Seamless titanium and titanium alloy pipes with complex internal shapes have been manufactured using cold spraying. An aluminium alloy mandrel was machined on the external surface to produce a spline shaped mandrel that in turn increased the internal surface area of the cold sprayed titanium pipe. The spline contained ten gear shaped teeth around the circumference and each tooth measured 3 mm wide by 3 mm deep.

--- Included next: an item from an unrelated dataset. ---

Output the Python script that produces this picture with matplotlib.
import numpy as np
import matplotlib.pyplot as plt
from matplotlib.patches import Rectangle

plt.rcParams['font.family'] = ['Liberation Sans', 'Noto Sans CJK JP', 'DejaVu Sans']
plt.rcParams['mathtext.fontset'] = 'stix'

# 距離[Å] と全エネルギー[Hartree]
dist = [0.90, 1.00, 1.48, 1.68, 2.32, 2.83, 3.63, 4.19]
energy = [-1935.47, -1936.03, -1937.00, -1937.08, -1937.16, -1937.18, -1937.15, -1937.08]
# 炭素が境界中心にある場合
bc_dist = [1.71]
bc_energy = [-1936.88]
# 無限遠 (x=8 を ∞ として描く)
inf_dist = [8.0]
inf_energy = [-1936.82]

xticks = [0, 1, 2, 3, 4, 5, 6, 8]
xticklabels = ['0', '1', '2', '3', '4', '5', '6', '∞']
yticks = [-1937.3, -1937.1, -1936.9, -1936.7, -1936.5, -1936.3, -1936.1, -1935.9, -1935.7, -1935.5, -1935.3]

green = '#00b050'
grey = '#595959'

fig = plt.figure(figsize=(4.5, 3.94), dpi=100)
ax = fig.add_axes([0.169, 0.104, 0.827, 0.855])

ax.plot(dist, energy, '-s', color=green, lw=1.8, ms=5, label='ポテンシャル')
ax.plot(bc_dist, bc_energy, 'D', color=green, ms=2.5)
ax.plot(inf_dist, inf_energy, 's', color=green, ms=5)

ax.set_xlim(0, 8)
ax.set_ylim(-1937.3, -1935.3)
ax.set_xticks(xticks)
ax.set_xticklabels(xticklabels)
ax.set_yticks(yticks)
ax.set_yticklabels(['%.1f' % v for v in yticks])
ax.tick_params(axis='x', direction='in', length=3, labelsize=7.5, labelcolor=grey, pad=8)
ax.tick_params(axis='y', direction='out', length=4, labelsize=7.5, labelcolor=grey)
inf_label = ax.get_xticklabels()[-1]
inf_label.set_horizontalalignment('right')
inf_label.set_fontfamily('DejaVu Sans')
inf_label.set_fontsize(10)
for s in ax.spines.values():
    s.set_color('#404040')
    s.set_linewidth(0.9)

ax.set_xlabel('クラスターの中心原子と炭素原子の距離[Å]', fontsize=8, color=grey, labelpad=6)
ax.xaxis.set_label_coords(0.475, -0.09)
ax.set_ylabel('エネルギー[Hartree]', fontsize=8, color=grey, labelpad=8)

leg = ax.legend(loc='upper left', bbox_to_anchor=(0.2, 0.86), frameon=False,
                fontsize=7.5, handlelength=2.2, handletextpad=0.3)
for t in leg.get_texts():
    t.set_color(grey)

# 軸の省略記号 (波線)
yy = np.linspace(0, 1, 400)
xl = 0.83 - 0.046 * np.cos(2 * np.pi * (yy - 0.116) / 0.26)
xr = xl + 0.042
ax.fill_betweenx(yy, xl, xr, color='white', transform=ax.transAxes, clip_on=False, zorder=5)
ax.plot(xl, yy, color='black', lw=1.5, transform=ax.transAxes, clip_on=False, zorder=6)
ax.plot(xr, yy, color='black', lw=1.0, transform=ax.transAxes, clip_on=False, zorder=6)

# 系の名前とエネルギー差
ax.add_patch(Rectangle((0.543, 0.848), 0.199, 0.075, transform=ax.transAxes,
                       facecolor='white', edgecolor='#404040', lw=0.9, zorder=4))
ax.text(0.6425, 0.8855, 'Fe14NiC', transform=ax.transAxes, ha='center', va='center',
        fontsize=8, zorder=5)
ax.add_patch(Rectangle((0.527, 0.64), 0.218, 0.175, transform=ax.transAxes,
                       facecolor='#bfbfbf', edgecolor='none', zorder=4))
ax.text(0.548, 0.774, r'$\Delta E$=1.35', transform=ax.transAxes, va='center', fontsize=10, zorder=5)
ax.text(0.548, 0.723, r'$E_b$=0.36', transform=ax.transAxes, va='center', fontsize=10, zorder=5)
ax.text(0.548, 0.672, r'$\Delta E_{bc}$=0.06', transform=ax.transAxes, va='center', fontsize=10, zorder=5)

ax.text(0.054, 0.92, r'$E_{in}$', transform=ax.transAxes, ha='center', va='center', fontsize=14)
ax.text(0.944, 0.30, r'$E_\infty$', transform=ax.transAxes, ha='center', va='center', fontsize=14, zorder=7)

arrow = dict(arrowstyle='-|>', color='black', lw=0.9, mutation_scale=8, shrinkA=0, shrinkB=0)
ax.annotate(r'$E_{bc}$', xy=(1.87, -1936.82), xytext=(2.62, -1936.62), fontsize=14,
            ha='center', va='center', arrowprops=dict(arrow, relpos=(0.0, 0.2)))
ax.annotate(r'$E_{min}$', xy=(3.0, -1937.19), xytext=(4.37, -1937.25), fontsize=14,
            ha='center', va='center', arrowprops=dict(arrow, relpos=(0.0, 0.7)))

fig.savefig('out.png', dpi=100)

Alternatively the spline shape is not limited to the example provided and the spline tooth depth and width can be varied according to the amount of heat transfer required. The aluminium spline was placed in a lathe machine for the purpose of rotating the mandrel at the required speed. Titanium or titanium alloy was cold sprayed on the surface of the mandrel to build-up the wall thickness of the heat exchanger pipe to 6 mm thick. After cold spraying, the mandrel was removed by dissolving in a sodium hydroxide solution to reveal the titanium heat exchanger pipe. The titanium heat exchanger pipes are shown in Figure 2.

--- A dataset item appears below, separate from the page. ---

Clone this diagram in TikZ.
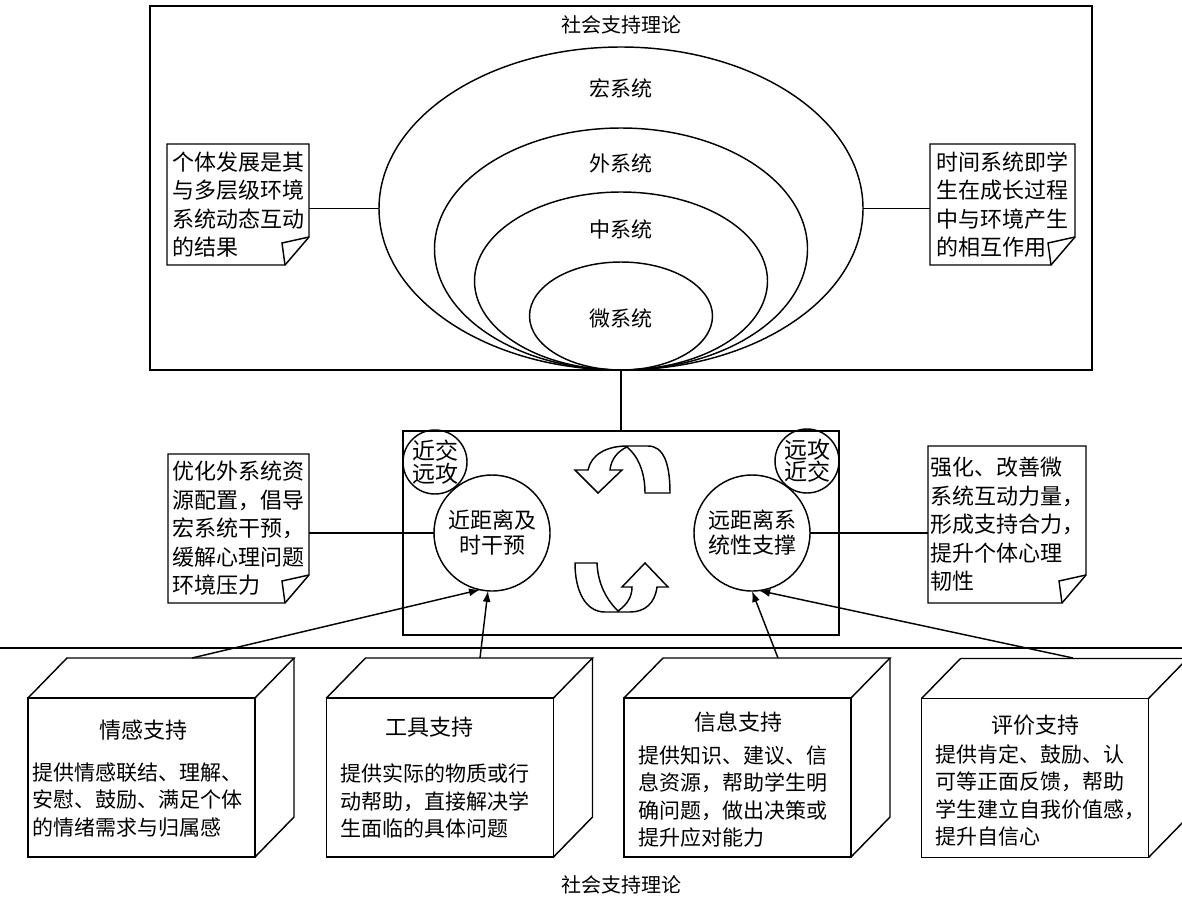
\documentclass[tikz,border=0pt]{standalone}
\usepackage{fontspec}
\newfontfamily\cjk{Noto Sans CJK SC}
\usetikzlibrary{shapes.geometric,arrows.meta,calc}
\newcommand\foldnote[1]{%
  \draw (#1.north west) -- (#1.north east) -- ($(#1.south east)+(0,-28)$) -- ($(#1.south east)+(-24,0)$) -- (#1.south west) -- cycle;
  \draw ($(#1.south east)+(0,-28)$) -- ($(#1.south east)+(-27,-22)$) -- ($(#1.south east)+(-24,0)$);}
\newcommand\cubefaces[1]{%
  \draw (#1.north west) -- ++(39,-40) -- ($(#1.north east)+(39,-40)$) -- (#1.north east);
  \draw ($(#1.north east)+(39,-40)$) -- ($(#1.south east)+(39,-40)$) -- (#1.south east);}
\begin{document}
\begin{tikzpicture}[x=1pt,y=-1pt,line width=1.45pt,
  every node/.style={font=\cjk, inner sep=0pt, outer sep=0pt},
  elllbl/.style={font=\cjk\fontsize{21}{25}\selectfont},
  title/.style={font=\cjk\fontsize{20}{24}\selectfont},
  notebox/.style={align=left, font=\cjk\fontsize{22}{28.5}\selectfont},
  bigcirc/.style={draw, circle, minimum size=116pt, align=center, font=\cjk\fontsize{22}{25}\selectfont},
  smallcirc/.style={draw, circle, minimum size=64pt, align=center, font=\cjk\fontsize{23}{22.5}\selectfont},
  frontface/.style={draw, minimum width=227pt, minimum height=159pt},
  cubetitle/.style={font=\cjk\fontsize{22}{26}\selectfont},
  cubebody/.style={anchor=west, align=left, font=\cjk\fontsize{21}{27.5}\selectfont},
  arr/.style={-{Latex[length=11pt,width=8pt]}},
  ribbon/.style={draw, fill=white}
]
\useasboundingbox (0,0) rectangle (1182,903);

% top box
\node[draw, minimum width=942pt, minimum height=364pt] (topbox) at (621,188) {};
\node[title] (toptitle) at (621,25) {社会支持理论};

% nested ellipses
\node[draw, ellipse, minimum width=484pt, minimum height=323pt] (macro) at (621,208.5) {};
\node[draw, ellipse, minimum width=373pt, minimum height=242pt] (exo) at (621,249) {};
\node[draw, ellipse, minimum width=293pt, minimum height=178pt] (meso) at (621,281) {};
\node[draw, ellipse, minimum width=183pt, minimum height=108pt] (micro) at (621,316) {};
\node[elllbl] (lmacro) at (621,88) {宏系统};
\node[elllbl] (lexo) at (621,163) {外系统};
\node[elllbl] (lmeso) at (621,229) {中系统};
\node[elllbl] (lmicro) at (621,318) {微系统};

% top notes
\node[notebox, minimum width=142pt, minimum height=121pt] (tln) at (238,204.5) {个体发展是其\\与多层级环境\\系统动态互动\\的结果};
\foldnote{tln}
\node[notebox, minimum width=145pt, minimum height=121pt] (trn) at (1002.5,204.5) {时间系统即学\\生在成长过程\\中与环境产生\\的相互作用};
\foldnote{trn}
\draw (macro.west) -- (macro.west -| tln.east);
\draw (macro.east) -- (macro.east -| trn.west);

% middle box
\node[draw, minimum width=436pt, minimum height=204pt] (midbox) at (621,533) {};
\draw (topbox.south) -- (midbox.north);
\node[smallcirc] (sl) at (435,462) {近交\\远攻};
\node[smallcirc] (sr) at (807,461) {远攻\\近交};
\node[bigcirc, fill=white] (lc) at (492,533) {近距离及\\时干预};
\node[bigcirc, fill=white] (rc) at (752,533) {远距离系\\统性支撑};

% cycle ribbons
\path[ribbon] (645,493) -- (670,493)
  .. controls (670,462) and (663,446) .. (648,446) -- (627,446)
  .. controls (606,446) and (591,455) .. (588,470)
  -- (575,470) -- (598,493) -- (622,470) -- (610,470)
  .. controls (611,459) and (618,451) .. (627,447)
  .. controls (638,456) and (645,472) .. (645,493) -- cycle;
\path[ribbon] (575,563) -- (597,563)
  .. controls (598,586) and (608,601) .. (618,611)
  .. controls (628,604) and (632,596) .. (632,587)
  -- (622,587) -- (645,563) -- (668,587) -- (657,587)
  .. controls (655,603) and (645,612) .. (630,612) -- (605,612)
  .. controls (586,612) and (575,592) .. (575,563) -- cycle;

% middle notes
\node[notebox, minimum width=141pt, minimum height=149pt] (bln) at (238.5,528.5) {优化外系统资\\源配置，倡导\\宏系统干预，\\缓解心理问题\\环境压力};
\foldnote{bln}
\node[notebox, minimum width=158pt, minimum height=157pt] (brn) at (1007,524.5) {强化、改善微\\系统互动力量，\\形成支持合力，\\提升个体心理\\韧性};
\foldnote{brn}
\draw (bln.east |- lc.west) -- (lc.west);
\draw (rc.east) -- (rc.east -| brn.west);

% divider line
\coordinate (hl) at (0,648);
\coordinate (hr) at (1182,648);
\draw (hl) -- (hr);

% cubes
\node[frontface] (c1) at (141.5,777.5) {};
\cubefaces{c1}
\node[cubetitle] (t1) at (143,730) {情感支持};
\node[cubebody] (b1) at (32,800) {提供情感联结、理解、\\安慰、鼓励、满足个体\\的情绪需求与归属感};

\node[frontface] (c2) at (440,777.5) {};
\cubefaces{c2}
\node[cubetitle] (t2) at (429,727) {工具支持};
\node[cubebody] (b2) at (340,801) {提供实际的物质或行\\动帮助，直接解决学\\生面临的具体问题};

\node[frontface] (c3) at (737.5,777.5) {};
\cubefaces{c3}
\node[cubetitle] (t3) at (738,722) {信息支持};
\node[cubebody] (b3) at (638,796.5) {提供知识、建议、信\\息资源，帮助学生明\\确问题，做出决策或\\提升应对能力};

\node[frontface] (c4) at (1035,778) {};
\cubefaces{c4}
\node[cubetitle] (t4) at (1035,725) {评价支持};
\node[cubebody] (b4) at (935,795.5) {提供肯定、鼓励、认\\可等正面反馈，帮助\\学生建立自我价值感，\\提升自信心};

% arrows
\coordinate (a1) at (192,658);
\coordinate (a2) at (480,658);
\coordinate (a3) at (778,658);
\coordinate (a4) at (1073,658);
\draw[arr] (a1) -- (lc.258);
\draw[arr] (a2) -- (lc.266);
\draw[arr] (a3) -- (rc.270);
\draw[arr] (a4) -- (rc.277);

% caption
\node[title] (caption) at (621,885) {社会支持理论};
\end{tikzpicture}
\end{document}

Typically, the cold spraying machine parameters are as follows:

• Equipment: CGT Kinetic 4000 • MOC super sonic nozzle

• Mandrel material: Aluminium alloy

• Mandrel speed: up to 600 RPM

• Stand-off: 30 mm

• Spray material: Commercially pure Titanium • Particle diameter: 10 - 30 microns

• Gas pressure: 38 bar

• Gas: Nitrogen 99.999% pure

• Carrier gas: Nitrogen 99.999% pure

• Powder feed rate: 30 g/min • Traverse rate: 20 mm/min

Throughout this specification and the claims which follow, unless the context requires otherwise, the word "comprise", and variations such as "comprises" and "comprising", will be understood to imply the inclusion of a stated integer or step or group of integers or steps but not the exclusion of any other integer or step or group of integers or steps.

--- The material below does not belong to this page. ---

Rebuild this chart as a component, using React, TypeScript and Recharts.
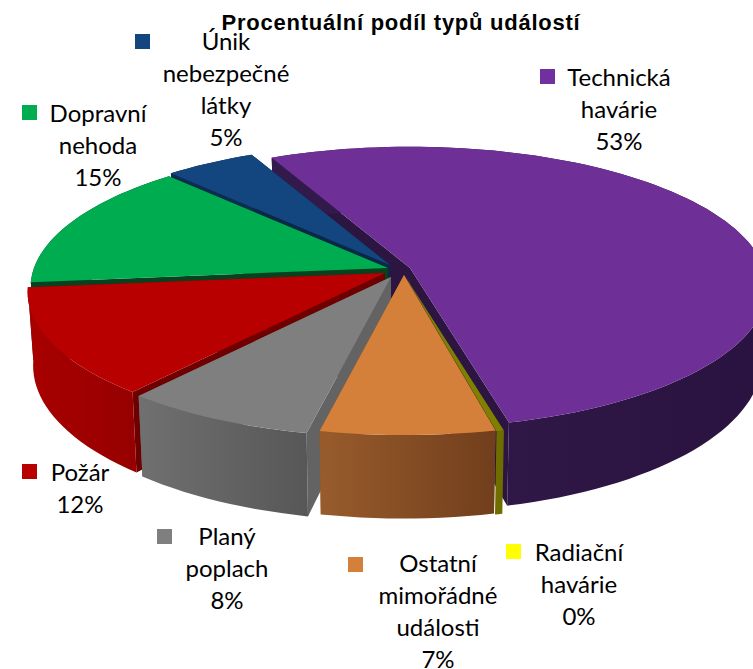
import React from "react";
import { PieChart, Pie } from "recharts";

const W = 753;
const H = 669;

// Chart data, in drawing order (back to front)
const categories = ["Technická havárie", "Únik nebezpečné látky", "Dopravní nehoda", "Požár", "Planý poplach", "Ostatní mimořádné události", "Radiační havárie"];
const values = [53.4, 4.7, 14.7, 12.4, 7.7, 6.9, 0.3];
const valueLabels = ["53%", "5%", "15%", "12%", "8%", "7%", "0%"];
const labelLines = [["Technická", "havárie"], ["Únik", "nebezpečné", "látky"], ["Dopravní", "nehoda"], ["Požár"], ["Planý", "poplach"], ["Ostatní", "mimořádné", "události"], ["Radiační", "havárie"]];

// Styling
const legendColors = ["#7030a0", "#13467f", "#00ac50", "#b90000", "#7f7f7f", "#d4803a", "#ffff00"];
const topColors = ["#6e2f96", "#13467f", "#00ac50", "#b90000", "#7f7f7f", "#d4803a", "#7f7f00"];
const edgeColors = ["#2c1541", "#0a2847", "#06421f", "#6e0000", "#636363", "#8a5520", "#6e6e00"];
const wallFrom = ["#331a4c", "#0c2c50", "#06421f", "#a80000", "#707070", "#985c2c", "#6e6e00"];
const wallTo = ["#2a1340", "#0c2c50", "#06421f", "#960000", "#575757", "#713e1c", "#6e6e00"];
const hasCutFaces = [true, true, true, true, true, true, false];

// Layout: apex shift per slice, label anchors
const apexShift = [[14, -4], [-6, -7], [-8, -4], [-11, 1], [-5, 5], [8, 3], [9, 4]];
const labelX = [619, 226, 98, 80, 227, 438, 579];
const labelY = [86, 50, 122, 481, 545, 572, 561];
const squareX = [540, 135, 22, 22, 157, 348, 506];
const squareY = [69, 34, 105, 464, 529, 557, 544];

const CX = 396;
const CY = 272;
const RX = 354;
const RY = 138;
const PERSP = 0.138;
const DEPTH = 72;
const RAD = Math.PI / 180;

const rows = categories.map((name, i) => ({ name, value: values[i], idx: i }));
const startDeg = -76;

function point(ax: number, ay: number, deg: number) {
  const u = Math.cos(deg * RAD);
  const v = Math.sin(deg * RAD);
  const s = 1 / (1 + PERSP * v);
  return { x: ax + RX * u * s, y: ay - RY * v * s, s };
}
function lower(p: { x: number; y: number; s: number }) {
  return { x: CX + (p.x - CX) * 0.985, y: p.y + DEPTH * p.s, s: p.s };
}
const toPath = (pts: { x: number; y: number }[]) =>
  pts.map((p, i) => `${i ? "L" : "M"}${p.x.toFixed(1)} ${p.y.toFixed(1)}`).join(" ") + " Z";

function Slice3D(props: any) {
  const i: number = props.payload?.idx ?? props.idx ?? props.index ?? 0;
  const a0: number = props.startAngle;
  const a1: number = props.endAngle;
  const ax = props.cx + apexShift[i][0];
  const ay = props.cy + apexShift[i][1];
  const n = Math.max(2, Math.ceil(Math.abs(a1 - a0) / 2));
  const rim: { x: number; y: number; s: number }[] = [];
  for (let k = 0; k <= n; k++) rim.push(point(ax, ay, a0 + ((a1 - a0) * k) / n));
  const apex = { x: ax, y: ay, s: 1 };
  const apexLow = lower(apex);
  const rimLow = rim.map(lower);
  const gid = `wall-${i}`;
  return (
    <g>
      <defs>
        <linearGradient id={gid} x1="0" y1="0" x2="1" y2="0">
          <stop offset="0" stopColor={wallFrom[i]} />
          <stop offset="1" stopColor={wallTo[i]} />
        </linearGradient>
      </defs>
      {hasCutFaces[i] && <path d={toPath([apex, rim[0], rimLow[0], apexLow])} fill={edgeColors[i]} />}
      {hasCutFaces[i] && <path d={toPath([apex, rim[n], rimLow[n], apexLow])} fill={edgeColors[i]} />}
      <path d={toPath([...rim, ...rimLow.slice().reverse()])} fill={`url(#${gid})`} />
      <path d={toPath([apex, ...rim])} fill={topColors[i]} />
    </g>
  );
}

function SliceLabel(props: any) {
  const i: number = props.payload?.idx ?? props.index ?? 0;
  const lines = [...labelLines[i], valueLabels[i]];
  return (
    <g>
      <rect x={squareX[i]} y={squareY[i]} width={15} height={15} fill={legendColors[i]} />
      <text textAnchor="middle" fontFamily="Lato, sans-serif" fontSize={24} fill="#000">
        {lines.map((t, k) => (
          <tspan key={k} x={labelX[i]} y={labelY[i] + k * 32}>{t}</tspan>
        ))}
      </text>
    </g>
  );
}

export default function App() {
  return (
    <div style={{ position: "absolute", left: 0, top: 0, width: W, height: H, background: "#fff", overflow: "hidden" }}>
      <PieChart width={W} height={H} margin={{ top: 0, right: 0, bottom: 0, left: 0 }}>
        <Pie
          data={rows}
          dataKey="value"
          nameKey="name"
          cx={CX}
          cy={CY}
          outerRadius={300}
          startAngle={startDeg}
          endAngle={startDeg + 360}
          paddingAngle={0}
          isAnimationActive={false}
          shape={Slice3D}
          label={SliceLabel}
          labelLine={false}
        />
        <text x={401} y={30} textAnchor="middle" fontFamily="Liberation Sans, Arial, sans-serif" fontWeight="bold" fontSize={22} letterSpacing={0.75} fill="#000">
          Procentuální podíl typů událostí
        </text>
      </PieChart>
    </div>
  );
}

The reference in this specification to any prior publication (or information derived from it), or to any matter which is known, is not, and should not be taken as an acknowledgment or admission or any form of suggestion that that prior publication (or information derived from it) or known matter forms part of the common general knowledge in the field of endeavour to which this specification relates.